Charts and diagrams as code
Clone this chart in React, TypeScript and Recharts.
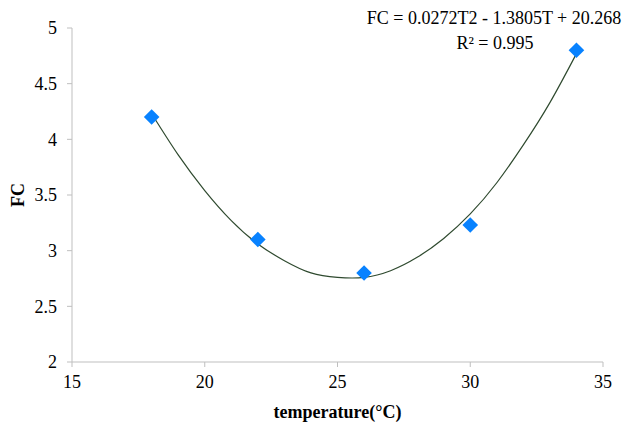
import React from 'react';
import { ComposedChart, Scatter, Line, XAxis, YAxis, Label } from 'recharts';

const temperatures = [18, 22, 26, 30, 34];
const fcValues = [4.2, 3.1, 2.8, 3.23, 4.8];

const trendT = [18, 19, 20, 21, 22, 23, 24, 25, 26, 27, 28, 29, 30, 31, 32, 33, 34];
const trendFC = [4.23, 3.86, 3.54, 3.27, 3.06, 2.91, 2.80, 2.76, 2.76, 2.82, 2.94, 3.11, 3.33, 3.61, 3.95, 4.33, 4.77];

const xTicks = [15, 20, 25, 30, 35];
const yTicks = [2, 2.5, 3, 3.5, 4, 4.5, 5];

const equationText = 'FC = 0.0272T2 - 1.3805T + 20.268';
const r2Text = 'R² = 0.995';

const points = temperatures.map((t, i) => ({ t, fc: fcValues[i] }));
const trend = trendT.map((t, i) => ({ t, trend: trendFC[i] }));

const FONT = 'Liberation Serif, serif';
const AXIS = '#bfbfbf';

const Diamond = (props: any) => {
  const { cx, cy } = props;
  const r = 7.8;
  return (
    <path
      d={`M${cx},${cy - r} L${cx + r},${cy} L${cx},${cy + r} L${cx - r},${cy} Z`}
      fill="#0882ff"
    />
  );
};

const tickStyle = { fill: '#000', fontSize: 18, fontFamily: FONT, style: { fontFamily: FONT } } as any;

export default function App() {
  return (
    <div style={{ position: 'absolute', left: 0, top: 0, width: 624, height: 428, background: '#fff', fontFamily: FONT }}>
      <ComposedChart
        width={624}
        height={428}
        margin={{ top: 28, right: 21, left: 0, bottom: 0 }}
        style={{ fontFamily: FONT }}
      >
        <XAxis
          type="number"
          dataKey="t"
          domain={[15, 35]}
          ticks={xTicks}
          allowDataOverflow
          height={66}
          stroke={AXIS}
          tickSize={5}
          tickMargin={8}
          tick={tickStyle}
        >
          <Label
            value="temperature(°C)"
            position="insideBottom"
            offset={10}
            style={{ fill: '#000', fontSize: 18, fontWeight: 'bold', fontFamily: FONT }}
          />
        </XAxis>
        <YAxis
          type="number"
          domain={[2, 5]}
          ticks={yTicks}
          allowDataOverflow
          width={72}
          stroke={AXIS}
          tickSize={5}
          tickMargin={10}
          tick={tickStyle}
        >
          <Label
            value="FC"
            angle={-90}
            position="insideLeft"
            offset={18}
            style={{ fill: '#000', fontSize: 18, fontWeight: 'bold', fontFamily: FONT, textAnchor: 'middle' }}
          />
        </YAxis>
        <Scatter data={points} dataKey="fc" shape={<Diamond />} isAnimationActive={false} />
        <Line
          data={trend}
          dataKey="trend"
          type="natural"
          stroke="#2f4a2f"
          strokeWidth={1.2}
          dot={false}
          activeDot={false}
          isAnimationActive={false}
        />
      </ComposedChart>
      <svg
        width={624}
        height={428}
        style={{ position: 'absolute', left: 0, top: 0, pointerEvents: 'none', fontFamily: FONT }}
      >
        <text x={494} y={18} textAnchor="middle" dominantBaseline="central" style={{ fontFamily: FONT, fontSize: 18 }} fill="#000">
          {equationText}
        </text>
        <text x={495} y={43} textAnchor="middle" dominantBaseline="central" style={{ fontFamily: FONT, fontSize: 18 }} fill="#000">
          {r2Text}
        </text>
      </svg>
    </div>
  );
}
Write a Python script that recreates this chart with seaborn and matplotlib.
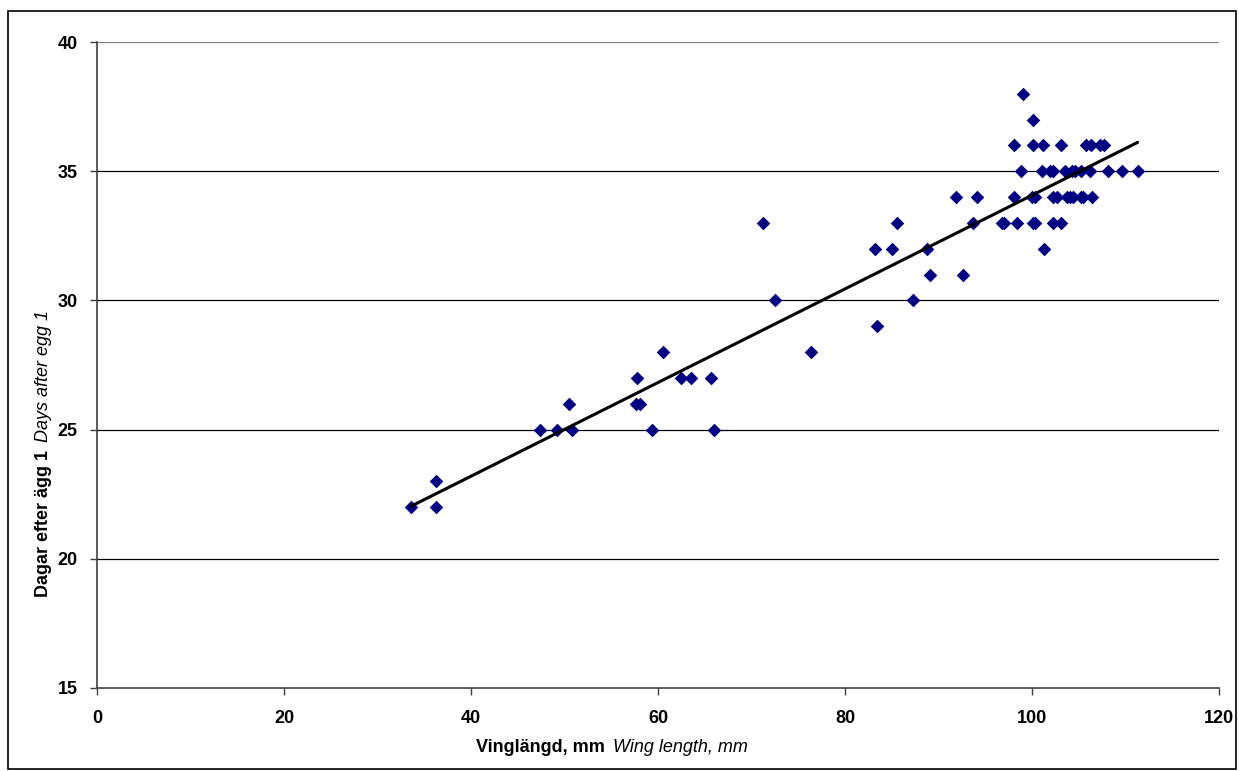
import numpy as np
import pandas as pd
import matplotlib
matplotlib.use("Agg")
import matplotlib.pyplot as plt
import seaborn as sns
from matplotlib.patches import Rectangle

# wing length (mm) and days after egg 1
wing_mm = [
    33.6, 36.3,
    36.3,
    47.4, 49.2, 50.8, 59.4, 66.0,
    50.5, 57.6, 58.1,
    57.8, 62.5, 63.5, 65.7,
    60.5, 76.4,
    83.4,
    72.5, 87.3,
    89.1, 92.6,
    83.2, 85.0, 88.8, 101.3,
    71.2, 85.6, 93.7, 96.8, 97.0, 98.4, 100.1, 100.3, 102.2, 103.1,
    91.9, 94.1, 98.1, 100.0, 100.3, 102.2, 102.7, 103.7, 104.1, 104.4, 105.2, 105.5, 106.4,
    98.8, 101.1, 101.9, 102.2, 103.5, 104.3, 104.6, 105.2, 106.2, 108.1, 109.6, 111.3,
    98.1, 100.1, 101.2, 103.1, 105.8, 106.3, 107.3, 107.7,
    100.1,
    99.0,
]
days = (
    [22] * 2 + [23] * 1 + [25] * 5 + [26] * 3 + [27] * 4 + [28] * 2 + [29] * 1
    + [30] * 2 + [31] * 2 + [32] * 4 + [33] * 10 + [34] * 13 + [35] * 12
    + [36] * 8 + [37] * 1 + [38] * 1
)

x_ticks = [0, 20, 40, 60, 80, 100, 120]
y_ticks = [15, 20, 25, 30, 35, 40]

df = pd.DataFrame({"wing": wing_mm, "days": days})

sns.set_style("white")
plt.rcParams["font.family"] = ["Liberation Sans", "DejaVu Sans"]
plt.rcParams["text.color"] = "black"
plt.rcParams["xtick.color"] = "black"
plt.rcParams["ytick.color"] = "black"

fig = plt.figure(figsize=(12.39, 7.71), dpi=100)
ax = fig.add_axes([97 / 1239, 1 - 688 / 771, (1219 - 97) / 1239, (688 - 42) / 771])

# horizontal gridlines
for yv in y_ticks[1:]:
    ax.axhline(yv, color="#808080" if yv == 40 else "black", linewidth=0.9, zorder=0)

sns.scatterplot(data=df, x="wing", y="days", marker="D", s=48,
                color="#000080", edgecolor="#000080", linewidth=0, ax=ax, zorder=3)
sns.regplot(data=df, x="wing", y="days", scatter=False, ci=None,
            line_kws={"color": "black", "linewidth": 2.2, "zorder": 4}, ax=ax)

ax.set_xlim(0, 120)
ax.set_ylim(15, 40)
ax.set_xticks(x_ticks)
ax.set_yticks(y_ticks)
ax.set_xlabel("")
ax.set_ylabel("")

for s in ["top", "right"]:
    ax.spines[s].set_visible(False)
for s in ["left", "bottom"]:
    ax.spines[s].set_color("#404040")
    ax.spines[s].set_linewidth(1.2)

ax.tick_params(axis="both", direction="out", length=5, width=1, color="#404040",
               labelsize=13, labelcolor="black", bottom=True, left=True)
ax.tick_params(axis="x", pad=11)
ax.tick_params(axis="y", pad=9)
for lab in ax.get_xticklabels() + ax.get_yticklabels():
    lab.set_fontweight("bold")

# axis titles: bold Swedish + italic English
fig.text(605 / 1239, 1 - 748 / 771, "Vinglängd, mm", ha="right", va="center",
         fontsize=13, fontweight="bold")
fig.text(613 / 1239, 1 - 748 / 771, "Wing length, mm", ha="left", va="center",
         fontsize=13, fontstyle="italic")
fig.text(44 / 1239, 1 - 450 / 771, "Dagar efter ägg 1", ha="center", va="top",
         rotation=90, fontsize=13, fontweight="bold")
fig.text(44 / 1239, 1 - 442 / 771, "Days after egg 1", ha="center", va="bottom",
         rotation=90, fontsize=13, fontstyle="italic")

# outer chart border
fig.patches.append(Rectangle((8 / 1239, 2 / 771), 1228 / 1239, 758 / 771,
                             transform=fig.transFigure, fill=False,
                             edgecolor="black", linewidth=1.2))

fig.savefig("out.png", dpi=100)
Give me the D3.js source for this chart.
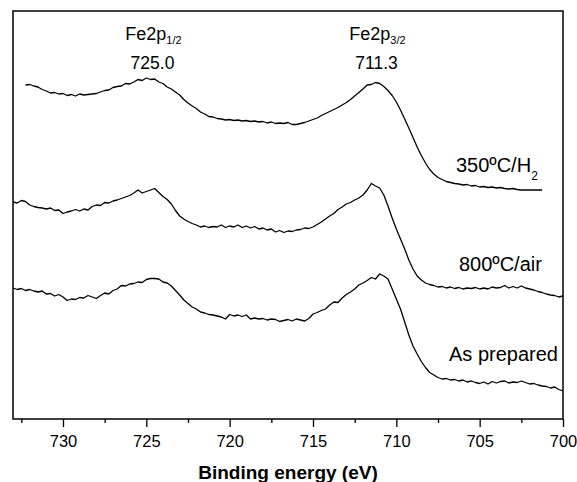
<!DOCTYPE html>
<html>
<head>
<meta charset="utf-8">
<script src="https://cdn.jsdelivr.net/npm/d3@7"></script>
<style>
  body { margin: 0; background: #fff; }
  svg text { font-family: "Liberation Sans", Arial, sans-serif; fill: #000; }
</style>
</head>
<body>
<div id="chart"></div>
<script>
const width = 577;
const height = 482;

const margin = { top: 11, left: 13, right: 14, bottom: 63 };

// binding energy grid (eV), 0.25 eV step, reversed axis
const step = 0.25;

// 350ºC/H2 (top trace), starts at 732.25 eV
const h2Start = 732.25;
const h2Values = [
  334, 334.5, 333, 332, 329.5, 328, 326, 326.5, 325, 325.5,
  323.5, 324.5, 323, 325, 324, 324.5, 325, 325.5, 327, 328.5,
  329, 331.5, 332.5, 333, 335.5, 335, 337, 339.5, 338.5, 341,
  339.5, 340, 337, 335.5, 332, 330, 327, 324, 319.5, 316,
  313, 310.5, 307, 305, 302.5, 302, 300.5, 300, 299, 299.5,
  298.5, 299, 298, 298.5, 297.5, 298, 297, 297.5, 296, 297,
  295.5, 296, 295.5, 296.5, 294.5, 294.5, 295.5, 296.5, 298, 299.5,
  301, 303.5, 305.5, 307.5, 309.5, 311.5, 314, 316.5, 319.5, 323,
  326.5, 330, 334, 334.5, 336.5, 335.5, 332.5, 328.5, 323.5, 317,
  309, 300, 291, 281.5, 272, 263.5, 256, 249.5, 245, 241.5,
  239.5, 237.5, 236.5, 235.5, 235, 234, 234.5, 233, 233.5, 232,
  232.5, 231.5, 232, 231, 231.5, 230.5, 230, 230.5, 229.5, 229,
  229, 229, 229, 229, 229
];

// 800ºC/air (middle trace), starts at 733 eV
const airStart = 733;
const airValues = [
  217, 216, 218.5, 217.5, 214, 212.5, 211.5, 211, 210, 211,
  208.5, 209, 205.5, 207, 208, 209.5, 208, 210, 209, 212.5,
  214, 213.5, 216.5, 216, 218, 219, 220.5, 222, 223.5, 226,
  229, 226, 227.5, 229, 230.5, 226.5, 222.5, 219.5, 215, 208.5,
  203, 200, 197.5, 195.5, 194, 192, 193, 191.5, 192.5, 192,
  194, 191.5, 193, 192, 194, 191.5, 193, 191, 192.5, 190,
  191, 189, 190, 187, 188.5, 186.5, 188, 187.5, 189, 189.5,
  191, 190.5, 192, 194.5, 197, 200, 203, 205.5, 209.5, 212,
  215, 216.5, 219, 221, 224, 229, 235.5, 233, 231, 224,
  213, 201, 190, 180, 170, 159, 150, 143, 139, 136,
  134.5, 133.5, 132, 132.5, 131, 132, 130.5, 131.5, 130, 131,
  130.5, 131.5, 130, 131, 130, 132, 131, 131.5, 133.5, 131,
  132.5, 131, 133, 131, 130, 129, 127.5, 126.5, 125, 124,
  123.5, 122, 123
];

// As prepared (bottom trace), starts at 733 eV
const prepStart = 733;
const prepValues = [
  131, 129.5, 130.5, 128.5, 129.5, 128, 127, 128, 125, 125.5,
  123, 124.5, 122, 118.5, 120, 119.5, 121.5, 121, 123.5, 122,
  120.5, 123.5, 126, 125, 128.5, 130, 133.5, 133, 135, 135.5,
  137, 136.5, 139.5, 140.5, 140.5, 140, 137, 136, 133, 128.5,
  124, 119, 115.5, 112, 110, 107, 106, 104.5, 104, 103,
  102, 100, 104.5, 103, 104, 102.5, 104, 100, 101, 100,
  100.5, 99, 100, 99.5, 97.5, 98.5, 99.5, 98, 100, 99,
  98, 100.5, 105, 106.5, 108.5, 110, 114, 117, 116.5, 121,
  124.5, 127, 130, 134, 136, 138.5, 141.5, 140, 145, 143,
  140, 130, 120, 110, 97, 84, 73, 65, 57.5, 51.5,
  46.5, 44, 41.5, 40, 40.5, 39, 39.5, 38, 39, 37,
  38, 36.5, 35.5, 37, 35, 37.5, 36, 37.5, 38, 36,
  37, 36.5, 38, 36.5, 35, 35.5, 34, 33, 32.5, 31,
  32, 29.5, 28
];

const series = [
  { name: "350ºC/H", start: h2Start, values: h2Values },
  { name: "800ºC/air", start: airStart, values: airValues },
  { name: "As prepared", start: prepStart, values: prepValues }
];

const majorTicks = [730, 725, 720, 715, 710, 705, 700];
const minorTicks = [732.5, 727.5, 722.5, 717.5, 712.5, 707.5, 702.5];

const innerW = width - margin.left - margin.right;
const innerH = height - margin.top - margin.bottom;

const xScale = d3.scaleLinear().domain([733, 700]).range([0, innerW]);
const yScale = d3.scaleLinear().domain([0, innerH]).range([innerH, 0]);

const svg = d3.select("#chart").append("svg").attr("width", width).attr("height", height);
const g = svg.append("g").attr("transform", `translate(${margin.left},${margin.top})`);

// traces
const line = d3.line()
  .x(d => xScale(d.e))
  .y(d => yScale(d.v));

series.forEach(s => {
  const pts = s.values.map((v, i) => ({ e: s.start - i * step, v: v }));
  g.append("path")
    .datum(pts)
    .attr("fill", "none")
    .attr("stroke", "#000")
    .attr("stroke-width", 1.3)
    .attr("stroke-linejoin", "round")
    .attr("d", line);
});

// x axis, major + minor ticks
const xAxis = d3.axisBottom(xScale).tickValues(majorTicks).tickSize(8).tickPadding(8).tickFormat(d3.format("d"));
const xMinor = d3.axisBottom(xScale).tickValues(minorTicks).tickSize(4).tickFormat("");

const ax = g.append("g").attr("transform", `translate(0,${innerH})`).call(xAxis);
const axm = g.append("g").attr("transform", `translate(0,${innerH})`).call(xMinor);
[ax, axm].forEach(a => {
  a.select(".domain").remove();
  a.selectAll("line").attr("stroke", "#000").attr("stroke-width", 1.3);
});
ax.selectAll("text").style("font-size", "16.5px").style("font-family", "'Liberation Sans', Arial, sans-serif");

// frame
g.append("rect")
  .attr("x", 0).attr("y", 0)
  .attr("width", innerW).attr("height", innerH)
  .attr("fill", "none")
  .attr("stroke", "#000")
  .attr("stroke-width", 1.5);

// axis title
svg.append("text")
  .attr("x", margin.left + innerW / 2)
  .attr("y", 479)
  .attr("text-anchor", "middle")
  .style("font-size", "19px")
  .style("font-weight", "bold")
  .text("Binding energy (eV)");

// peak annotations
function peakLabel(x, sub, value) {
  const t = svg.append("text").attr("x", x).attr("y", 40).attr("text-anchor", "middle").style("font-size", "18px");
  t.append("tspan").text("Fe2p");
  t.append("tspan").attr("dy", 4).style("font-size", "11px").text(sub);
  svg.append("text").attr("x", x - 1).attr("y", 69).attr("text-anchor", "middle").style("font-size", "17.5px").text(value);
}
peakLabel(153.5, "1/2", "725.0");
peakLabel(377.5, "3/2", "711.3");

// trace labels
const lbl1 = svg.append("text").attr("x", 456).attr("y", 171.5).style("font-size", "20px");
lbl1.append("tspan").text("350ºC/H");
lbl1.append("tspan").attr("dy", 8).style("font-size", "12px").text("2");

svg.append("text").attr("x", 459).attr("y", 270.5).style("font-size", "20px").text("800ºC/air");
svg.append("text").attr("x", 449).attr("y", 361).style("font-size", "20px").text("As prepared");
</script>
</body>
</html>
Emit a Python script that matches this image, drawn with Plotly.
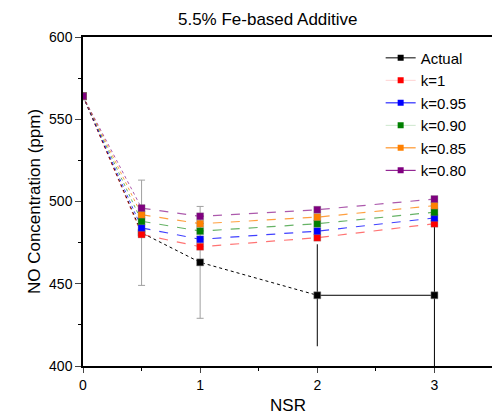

▸ EXERCISE TASK
Lines holding the word "React" should be counted across the entries; state only how many there are.

▸ RESULT OF THE TASK
2